** RECORDED INFORMATION **
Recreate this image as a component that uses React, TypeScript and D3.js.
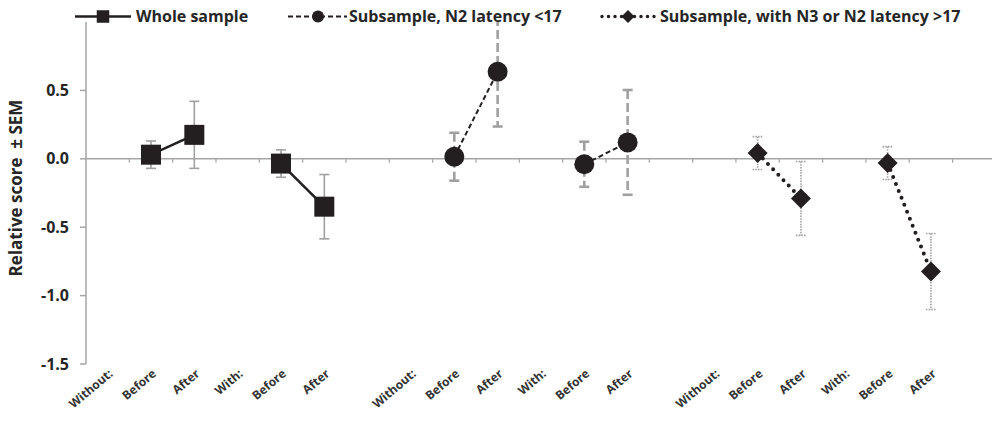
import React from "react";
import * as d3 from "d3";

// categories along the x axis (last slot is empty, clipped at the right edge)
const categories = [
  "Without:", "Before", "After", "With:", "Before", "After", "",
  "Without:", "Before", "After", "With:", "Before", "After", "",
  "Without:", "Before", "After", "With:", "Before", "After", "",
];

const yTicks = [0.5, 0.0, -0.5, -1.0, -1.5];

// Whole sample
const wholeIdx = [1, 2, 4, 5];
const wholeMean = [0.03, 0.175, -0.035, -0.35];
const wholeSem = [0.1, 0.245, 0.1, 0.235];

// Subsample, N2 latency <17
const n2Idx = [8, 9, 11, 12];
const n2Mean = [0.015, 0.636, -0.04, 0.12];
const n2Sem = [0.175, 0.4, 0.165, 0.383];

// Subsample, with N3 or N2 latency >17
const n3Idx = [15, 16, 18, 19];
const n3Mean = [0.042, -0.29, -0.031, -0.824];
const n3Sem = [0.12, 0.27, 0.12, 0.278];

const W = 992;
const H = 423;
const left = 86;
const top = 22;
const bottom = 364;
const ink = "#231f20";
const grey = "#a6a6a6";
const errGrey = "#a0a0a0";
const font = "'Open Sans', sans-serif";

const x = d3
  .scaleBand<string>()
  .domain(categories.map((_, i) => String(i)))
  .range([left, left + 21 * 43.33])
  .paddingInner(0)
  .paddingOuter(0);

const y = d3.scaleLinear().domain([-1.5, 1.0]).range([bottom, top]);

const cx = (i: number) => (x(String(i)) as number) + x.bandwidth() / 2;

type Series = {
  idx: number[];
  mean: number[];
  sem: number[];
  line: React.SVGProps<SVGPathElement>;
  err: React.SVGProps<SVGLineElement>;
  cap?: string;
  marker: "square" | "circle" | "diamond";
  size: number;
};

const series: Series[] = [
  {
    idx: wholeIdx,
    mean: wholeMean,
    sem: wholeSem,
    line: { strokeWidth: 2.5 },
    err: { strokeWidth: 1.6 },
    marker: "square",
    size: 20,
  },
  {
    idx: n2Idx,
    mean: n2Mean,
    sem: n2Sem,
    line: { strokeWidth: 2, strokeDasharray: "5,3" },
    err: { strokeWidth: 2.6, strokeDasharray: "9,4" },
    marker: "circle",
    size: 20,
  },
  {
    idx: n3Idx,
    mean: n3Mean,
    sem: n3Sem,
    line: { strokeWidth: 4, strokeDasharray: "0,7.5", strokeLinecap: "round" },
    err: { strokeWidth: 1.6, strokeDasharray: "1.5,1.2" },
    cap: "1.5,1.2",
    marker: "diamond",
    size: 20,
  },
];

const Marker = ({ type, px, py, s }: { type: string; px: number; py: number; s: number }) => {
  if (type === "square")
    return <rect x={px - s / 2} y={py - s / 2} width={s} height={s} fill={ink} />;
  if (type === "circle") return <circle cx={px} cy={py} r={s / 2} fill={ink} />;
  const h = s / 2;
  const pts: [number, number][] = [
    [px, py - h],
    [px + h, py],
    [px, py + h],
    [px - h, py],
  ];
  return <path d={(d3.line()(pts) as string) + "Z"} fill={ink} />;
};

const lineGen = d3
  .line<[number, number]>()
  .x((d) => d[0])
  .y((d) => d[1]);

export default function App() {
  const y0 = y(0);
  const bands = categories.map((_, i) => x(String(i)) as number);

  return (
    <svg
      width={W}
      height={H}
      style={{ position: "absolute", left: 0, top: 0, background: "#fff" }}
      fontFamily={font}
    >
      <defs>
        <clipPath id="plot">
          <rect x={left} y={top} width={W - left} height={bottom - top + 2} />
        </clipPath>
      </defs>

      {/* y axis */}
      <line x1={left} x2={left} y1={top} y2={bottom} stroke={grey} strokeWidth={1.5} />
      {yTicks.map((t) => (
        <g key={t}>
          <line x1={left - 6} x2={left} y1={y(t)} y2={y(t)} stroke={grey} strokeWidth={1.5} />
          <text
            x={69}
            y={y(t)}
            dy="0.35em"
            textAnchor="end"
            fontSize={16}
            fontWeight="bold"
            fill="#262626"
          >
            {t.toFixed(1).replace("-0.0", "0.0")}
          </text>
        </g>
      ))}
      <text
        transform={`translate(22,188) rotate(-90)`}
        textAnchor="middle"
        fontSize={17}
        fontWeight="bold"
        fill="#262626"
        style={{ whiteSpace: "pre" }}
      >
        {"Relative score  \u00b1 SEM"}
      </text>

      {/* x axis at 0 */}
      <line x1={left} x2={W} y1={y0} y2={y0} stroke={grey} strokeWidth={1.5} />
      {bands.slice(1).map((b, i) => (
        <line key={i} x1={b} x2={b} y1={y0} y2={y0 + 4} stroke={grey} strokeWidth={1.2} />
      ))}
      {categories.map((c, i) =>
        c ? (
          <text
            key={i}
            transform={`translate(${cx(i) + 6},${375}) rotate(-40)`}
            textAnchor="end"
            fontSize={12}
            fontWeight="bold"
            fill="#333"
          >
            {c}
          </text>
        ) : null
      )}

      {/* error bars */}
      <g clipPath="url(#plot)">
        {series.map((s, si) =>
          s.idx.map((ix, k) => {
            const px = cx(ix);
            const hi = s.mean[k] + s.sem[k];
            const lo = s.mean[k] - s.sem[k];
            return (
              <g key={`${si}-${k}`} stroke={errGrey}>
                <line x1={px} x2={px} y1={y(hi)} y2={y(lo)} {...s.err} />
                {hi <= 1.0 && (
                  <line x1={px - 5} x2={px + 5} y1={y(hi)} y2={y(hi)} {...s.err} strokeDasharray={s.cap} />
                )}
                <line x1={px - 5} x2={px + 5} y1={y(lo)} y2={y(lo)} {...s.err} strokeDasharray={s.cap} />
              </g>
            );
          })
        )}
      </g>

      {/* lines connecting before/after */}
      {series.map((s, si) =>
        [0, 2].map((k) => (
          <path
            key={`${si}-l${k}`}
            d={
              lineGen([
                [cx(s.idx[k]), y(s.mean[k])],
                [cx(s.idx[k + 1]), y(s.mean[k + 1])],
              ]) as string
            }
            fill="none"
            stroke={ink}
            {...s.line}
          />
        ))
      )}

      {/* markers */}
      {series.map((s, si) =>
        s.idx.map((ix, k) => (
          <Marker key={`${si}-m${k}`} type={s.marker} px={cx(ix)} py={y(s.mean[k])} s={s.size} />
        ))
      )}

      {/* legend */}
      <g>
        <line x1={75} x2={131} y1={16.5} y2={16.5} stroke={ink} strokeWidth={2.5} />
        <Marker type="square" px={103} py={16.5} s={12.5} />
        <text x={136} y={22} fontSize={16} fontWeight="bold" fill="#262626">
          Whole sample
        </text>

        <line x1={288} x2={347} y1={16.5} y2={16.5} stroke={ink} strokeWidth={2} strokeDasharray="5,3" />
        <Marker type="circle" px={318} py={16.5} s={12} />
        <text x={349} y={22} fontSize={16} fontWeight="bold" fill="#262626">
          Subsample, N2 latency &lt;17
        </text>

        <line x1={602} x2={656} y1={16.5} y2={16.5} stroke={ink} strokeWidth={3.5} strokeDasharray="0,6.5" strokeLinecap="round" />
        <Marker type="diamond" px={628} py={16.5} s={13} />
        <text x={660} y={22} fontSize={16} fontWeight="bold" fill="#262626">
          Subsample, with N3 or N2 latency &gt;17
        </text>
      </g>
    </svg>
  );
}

** AIM OF THE TASK **
Skip the pictures, please, and transcribe only the lines from the beginning of the material through the one that contains "import * as".

** RESULT OF THE EXERCISE **
Recreate this image as a component that uses React, TypeScript and D3.js.
import React from "react";
import * as d3 from "d3";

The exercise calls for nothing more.